Extracted information start

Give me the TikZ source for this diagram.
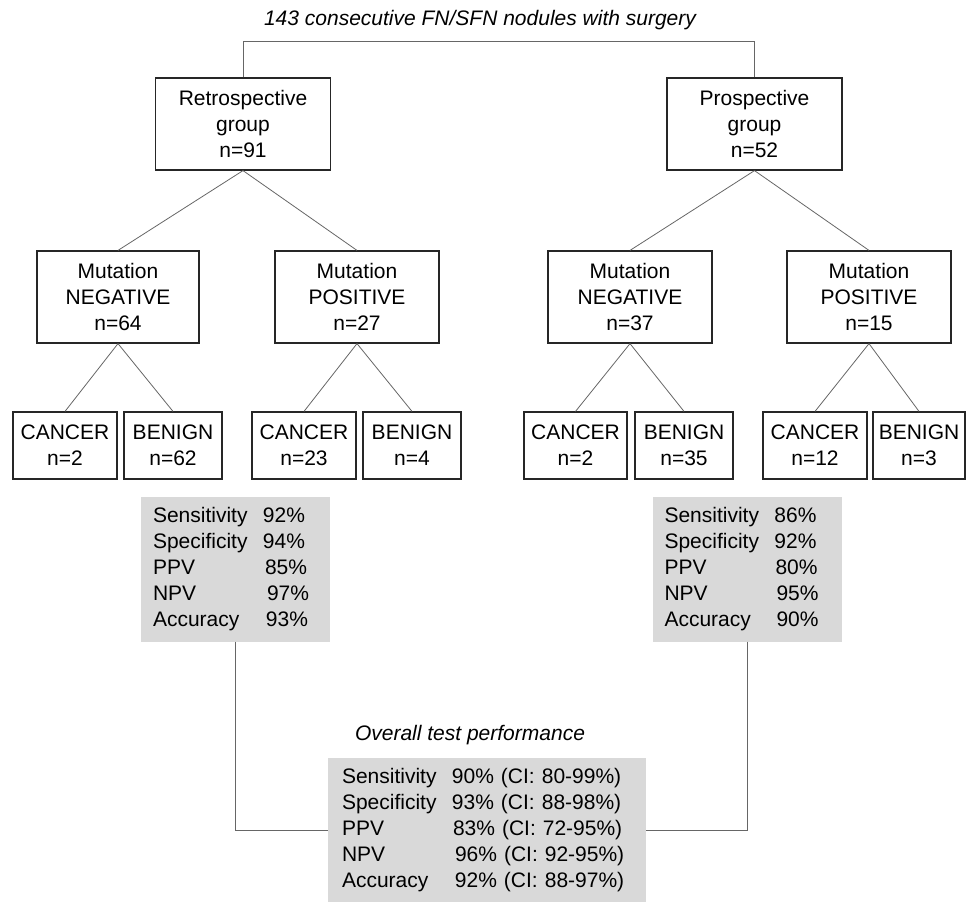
\documentclass[tikz,border=0pt]{standalone}
\usepackage{fontspec}
\setmainfont{Liberation Sans}
\usepackage{xcolor}
\usepackage{tikz}
\usetikzlibrary{positioning}

\newcommand{\srow}[2]{\makebox[110pt][l]{#1}#2}

\begin{document}
\begin{tikzpicture}[
  x=1pt, y=-1pt,
  font=\fontsize{21}{26}\selectfont,
  bx/.style={draw=black!85, line width=1.2pt, align=center, inner sep=0pt, minimum height=92pt},
  lf/.style={bx, minimum height=67pt},
  sb/.style={fill=black!15, align=left, inner xsep=12pt, inner ysep=0pt, text width=165pt, minimum height=145pt},
  ln/.style={draw=black!60, line width=0.8pt}
]
  \useasboundingbox (0,0) rectangle (966,902);
  \node[font=\fontsize{21}{26}\selectfont\itshape] (ttl) at (480,20) {143 consecutive FN/SFN nodules with surgery};
  \node[bx, minimum width=175pt] (retro) at (243,124) {Retrospective\\group\\n=91};
  \node[bx, minimum width=175pt] (prosp) at (754.5,124) {Prospective\\group\\n=52};
  \node[bx, minimum width=162pt] (neg1) at (118,297) {Mutation\\NEGATIVE\\n=64};
  \node[bx, minimum width=164pt] (pos1) at (357,297) {Mutation\\POSITIVE\\n=27};
  \node[bx, minimum width=164pt] (neg2) at (630,297) {Mutation\\NEGATIVE\\n=37};
  \node[bx, minimum width=164pt] (pos2) at (869,297) {Mutation\\POSITIVE\\n=15};
  \node[lf, minimum width=104pt] (c1) at (65,445.5) {CANCER\\n=2};
  \node[lf, minimum width=98pt] (b1) at (173,445.5) {BENIGN\\n=62};
  \node[lf, minimum width=104pt] (c2) at (304,445.5) {CANCER\\n=23};
  \node[lf, minimum width=98pt] (b2) at (412,445.5) {BENIGN\\n=4};
  \node[lf, minimum width=103pt] (c3) at (575.5,445.5) {CANCER\\n=2};
  \node[lf, minimum width=98pt] (b3) at (684,445.5) {BENIGN\\n=35};
  \node[lf, minimum width=104pt] (c4) at (815,445.5) {CANCER\\n=12};
  \node[lf, minimum width=92pt] (b4) at (919,445.5) {BENIGN\\n=3};
  \node[sb] (statl) at (235.5,569) {\srow{Sensitivity}{92\%}\\\srow{Specificity}{94\%}\\\srow{PPV}{\hspace{2pt}85\%}\\\srow{NPV}{\hspace{4pt}97\%}\\\srow{Accuracy}{\hspace{3pt}93\%}};
  \node[sb] (statr) at (747,569) {\srow{Sensitivity}{86\%}\\\srow{Specificity}{92\%}\\\srow{PPV}{\hspace{1pt}80\%}\\\srow{NPV}{\hspace{2pt}95\%}\\\srow{Accuracy}{\hspace{2pt}90\%}};
  \node[font=\fontsize{21}{26}\selectfont\itshape] (ovl) at (470,735) {Overall test performance};
  \node[sb, inner xsep=14pt, text width=290pt, minimum height=144pt] (all) at (487,830) {\srow{Sensitivity}{90\% (CI: 80-99\%)}\\\srow{Specificity}{93\% (CI: 88-98\%)}\\\srow{PPV}{\hspace{1pt}83\% (CI: 72-95\%)}\\\srow{NPV}{\hspace{3pt}96\% (CI: 92-95\%)}\\\srow{Accuracy}{\hspace{3pt}92\% (CI: 88-97\%)}};
  % tree lines
  \draw[ln] (retro.north) -- ++(0,-36) -| (prosp.north);
  \draw[ln] (retro.south) -- (neg1.north);
  \draw[ln] (retro.south) -- (pos1.north);
  \draw[ln] (prosp.south) -- (neg2.north);
  \draw[ln] (prosp.south) -- (pos2.north);
  \draw[ln] (neg1.south) -- (c1.north);
  \draw[ln] (neg1.south) -- (b1.north);
  \draw[ln] (pos1.south) -- (c2.north);
  \draw[ln] (pos1.south) -- (b2.north);
  \draw[ln] (neg2.south) -- (c3.north);
  \draw[ln] (neg2.south) -- (b3.north);
  \draw[ln] (pos2.south) -- (c4.north);
  \draw[ln] (pos2.south) -- (b4.north);
  % to overall
  \draw[ln] (statl.south) |- (all.west);
  \draw[ln] (statr.south) |- (all.east);
\end{tikzpicture}
\end{document}
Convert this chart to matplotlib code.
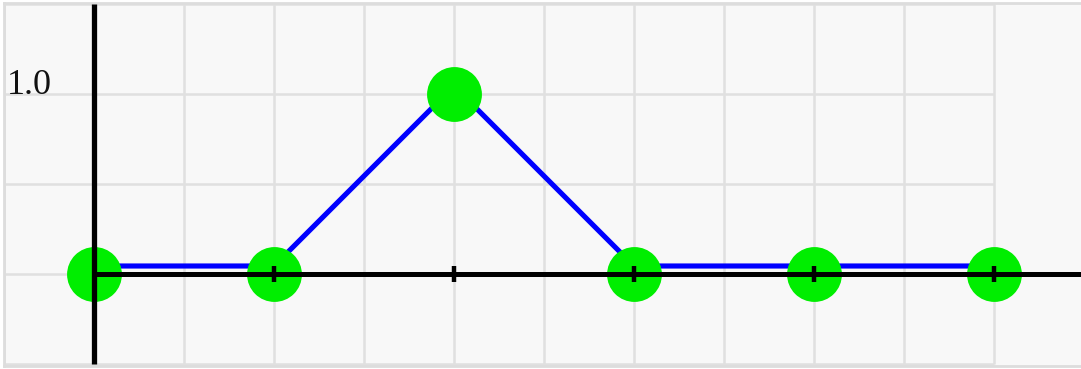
import matplotlib
matplotlib.use("Agg")
import matplotlib.pyplot as plt
import matplotlib.transforms as mtransforms
import numpy as np

# data
x_vals = [0, 1, 2, 3, 4, 5]
y_vals = [0, 0, 1, 0, 0, 0]
tick_x = [1, 2, 3, 4, 5]
grid_x = [-0.5, 0, 0.5, 1, 1.5, 2, 2.5, 3, 3.5, 4, 4.5, 5]
grid_y = [-0.5, 0, 0.5, 1.0, 1.5]
y_label = "1.0"

W, H, DPI = 1081, 369, 100
fig = plt.figure(figsize=(W / DPI, H / DPI), dpi=DPI)
fig.patch.set_facecolor("white")

# axes covers pixel 4..1081 horizontally and 3..366 vertically
ax = fig.add_axes([4 / W, 3 / H, 1077 / W, 363 / H])
ax.set_facecolor("#f8f8f8")
px = 180.0  # pixels per data unit
ax.set_xlim(-0.5, -0.5 + 1077 / px)
ax.set_ylim(-92 / px, 271 / px)
ax.set_xticks([])
ax.set_yticks([])
for s in ax.spines.values():
    s.set_color("#dddddd")
    s.set_linewidth(2.0)
ax.spines["right"].set_visible(False)

# grid
ax.vlines(grid_x, grid_y[0], grid_y[-1], color="#e0e0e0", lw=1.8, zorder=1)
ax.hlines(grid_y, grid_x[0], grid_x[-1], color="#e0e0e0", lw=1.8, zorder=1)

# blue line (drawn a few pixels above the points, like the original)
trans = mtransforms.offset_copy(ax.transData, fig=fig, x=0, y=8, units="dots")
ax.plot(x_vals, y_vals, color="#0000ff", lw=3.7, transform=trans, zorder=2,
        solid_capstyle="butt")

# points
ax.plot(x_vals, y_vals, "o", color="#00ee00", ms=39.5, mew=0, zorder=3)

# axes lines
ax.plot([0, 0], [grid_y[0], grid_y[-1]], color="black", lw=3.8, zorder=4,
        solid_capstyle="butt")
ax.plot([0, 10], [0, 0], color="black", lw=3.6, zorder=4, solid_capstyle="butt")
ax.plot(tick_x, np.zeros(len(tick_x)), "|", color="black", ms=12, mew=3.2,
        zorder=5)

ax.text(-0.485, 1.0, y_label, fontsize=26, family="Liberation Serif",
        color="#111111", ha="left", va="baseline", zorder=6)

fig.savefig("out.png", dpi=DPI)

Extracted information end

> Given instruction: Quote the material word for word, dropping any images it holds.

> Exercise output:
Give me the TikZ source for this diagram.
\documentclass[tikz,border=0pt]{standalone}
\usepackage{fontspec}
\setmainfont{Liberation Sans}
\usepackage{xcolor}
\usepackage{tikz}
\usetikzlibrary{positioning}

\newcommand{\srow}[2]{\makebox[110pt][l]{#1}#2}

\begin{document}
\begin{tikzpicture}[
  x=1pt, y=-1pt,
  font=\fontsize{21}{26}\selectfont,
  bx/.style={draw=black!85, line width=1.2pt, align=center, inner sep=0pt, minimum height=92pt},
  lf/.style={bx, minimum height=67pt},
  sb/.style={fill=black!15, align=left, inner xsep=12pt, inner ysep=0pt, text width=165pt, minimum height=145pt},
  ln/.style={draw=black!60, line width=0.8pt}
]
  \useasboundingbox (0,0) rectangle (966,902);
  \node[font=\fontsize{21}{26}\selectfont\itshape] (ttl) at (480,20) {143 consecutive FN/SFN nodules with surgery};
  \node[bx, minimum width=175pt] (retro) at (243,124) {Retrospective\\group\\n=91};
  \node[bx, minimum width=175pt] (prosp) at (754.5,124) {Prospective\\group\\n=52};
  \node[bx, minimum width=162pt] (neg1) at (118,297) {Mutation\\NEGATIVE\\n=64};
  \node[bx, minimum width=164pt] (pos1) at (357,297) {Mutation\\POSITIVE\\n=27};
  \node[bx, minimum width=164pt] (neg2) at (630,297) {Mutation\\NEGATIVE\\n=37};
  \node[bx, minimum width=164pt] (pos2) at (869,297) {Mutation\\POSITIVE\\n=15};
  \node[lf, minimum width=104pt] (c1) at (65,445.5) {CANCER\\n=2};
  \node[lf, minimum width=98pt] (b1) at (173,445.5) {BENIGN\\n=62};
  \node[lf, minimum width=104pt] (c2) at (304,445.5) {CANCER\\n=23};
  \node[lf, minimum width=98pt] (b2) at (412,445.5) {BENIGN\\n=4};
  \node[lf, minimum width=103pt] (c3) at (575.5,445.5) {CANCER\\n=2};
  \node[lf, minimum width=98pt] (b3) at (684,445.5) {BENIGN\\n=35};
  \node[lf, minimum width=104pt] (c4) at (815,445.5) {CANCER\\n=12};
  \node[lf, minimum width=92pt] (b4) at (919,445.5) {BENIGN\\n=3};
  \node[sb] (statl) at (235.5,569) {\srow{Sensitivity}{92\%}\\\srow{Specificity}{94\%}\\\srow{PPV}{\hspace{2pt}85\%}\\\srow{NPV}{\hspace{4pt}97\%}\\\srow{Accuracy}{\hspace{3pt}93\%}};
  \node[sb] (statr) at (747,569) {\srow{Sensitivity}{86\%}\\\srow{Specificity}{92\%}\\\srow{PPV}{\hspace{1pt}80\%}\\\srow{NPV}{\hspace{2pt}95\%}\\\srow{Accuracy}{\hspace{2pt}90\%}};
  \node[font=\fontsize{21}{26}\selectfont\itshape] (ovl) at (470,735) {Overall test performance};
  \node[sb, inner xsep=14pt, text width=290pt, minimum height=144pt] (all) at (487,830) {\srow{Sensitivity}{90\% (CI: 80-99\%)}\\\srow{Specificity}{93\% (CI: 88-98\%)}\\\srow{PPV}{\hspace{1pt}83\% (CI: 72-95\%)}\\\srow{NPV}{\hspace{3pt}96\% (CI: 92-95\%)}\\\srow{Accuracy}{\hspace{3pt}92\% (CI: 88-97\%)}};
  % tree lines
  \draw[ln] (retro.north) -- ++(0,-36) -| (prosp.north);
  \draw[ln] (retro.south) -- (neg1.north);
  \draw[ln] (retro.south) -- (pos1.north);
  \draw[ln] (prosp.south) -- (neg2.north);
  \draw[ln] (prosp.south) -- (pos2.north);
  \draw[ln] (neg1.south) -- (c1.north);
  \draw[ln] (neg1.south) -- (b1.north);
  \draw[ln] (pos1.south) -- (c2.north);
  \draw[ln] (pos1.south) -- (b2.north);
  \draw[ln] (neg2.south) -- (c3.north);
  \draw[ln] (neg2.south) -- (b3.north);
  \draw[ln] (pos2.south) -- (c4.north);
  \draw[ln] (pos2.south) -- (b4.north);
  % to overall
  \draw[ln] (statl.south) |- (all.west);
  \draw[ln] (statr.south) |- (all.east);
\end{tikzpicture}
\end{document}
Convert this chart to matplotlib code.
import matplotlib
matplotlib.use("Agg")
import matplotlib.pyplot as plt
import matplotlib.transforms as mtransforms
import numpy as np

# data
x_vals = [0, 1, 2, 3, 4, 5]
y_vals = [0, 0, 1, 0, 0, 0]
tick_x = [1, 2, 3, 4, 5]
grid_x = [-0.5, 0, 0.5, 1, 1.5, 2, 2.5, 3, 3.5, 4, 4.5, 5]
grid_y = [-0.5, 0, 0.5, 1.0, 1.5]
y_label = "1.0"

W, H, DPI = 1081, 369, 100
fig = plt.figure(figsize=(W / DPI, H / DPI), dpi=DPI)
fig.patch.set_facecolor("white")

# axes covers pixel 4..1081 horizontally and 3..366 vertically
ax = fig.add_axes([4 / W, 3 / H, 1077 / W, 363 / H])
ax.set_facecolor("#f8f8f8")
px = 180.0  # pixels per data unit
ax.set_xlim(-0.5, -0.5 + 1077 / px)
ax.set_ylim(-92 / px, 271 / px)
ax.set_xticks([])
ax.set_yticks([])
for s in ax.spines.values():
    s.set_color("#dddddd")
    s.set_linewidth(2.0)
ax.spines["right"].set_visible(False)

# grid
ax.vlines(grid_x, grid_y[0], grid_y[-1], color="#e0e0e0", lw=1.8, zorder=1)
ax.hlines(grid_y, grid_x[0], grid_x[-1], color="#e0e0e0", lw=1.8, zorder=1)

# blue line (drawn a few pixels above the points, like the original)
trans = mtransforms.offset_copy(ax.transData, fig=fig, x=0, y=8, units="dots")
ax.plot(x_vals, y_vals, color="#0000ff", lw=3.7, transform=trans, zorder=2,
        solid_capstyle="butt")

# points
ax.plot(x_vals, y_vals, "o", color="#00ee00", ms=39.5, mew=0, zorder=3)

# axes lines
ax.plot([0, 0], [grid_y[0], grid_y[-1]], color="black", lw=3.8, zorder=4,
        solid_capstyle="butt")
ax.plot([0, 10], [0, 0], color="black", lw=3.6, zorder=4, solid_capstyle="butt")
ax.plot(tick_x, np.zeros(len(tick_x)), "|", color="black", ms=12, mew=3.2,
        zorder=5)

ax.text(-0.485, 1.0, y_label, fontsize=26, family="Liberation Serif",
        color="#111111", ha="left", va="baseline", zorder=6)

fig.savefig("out.png", dpi=DPI)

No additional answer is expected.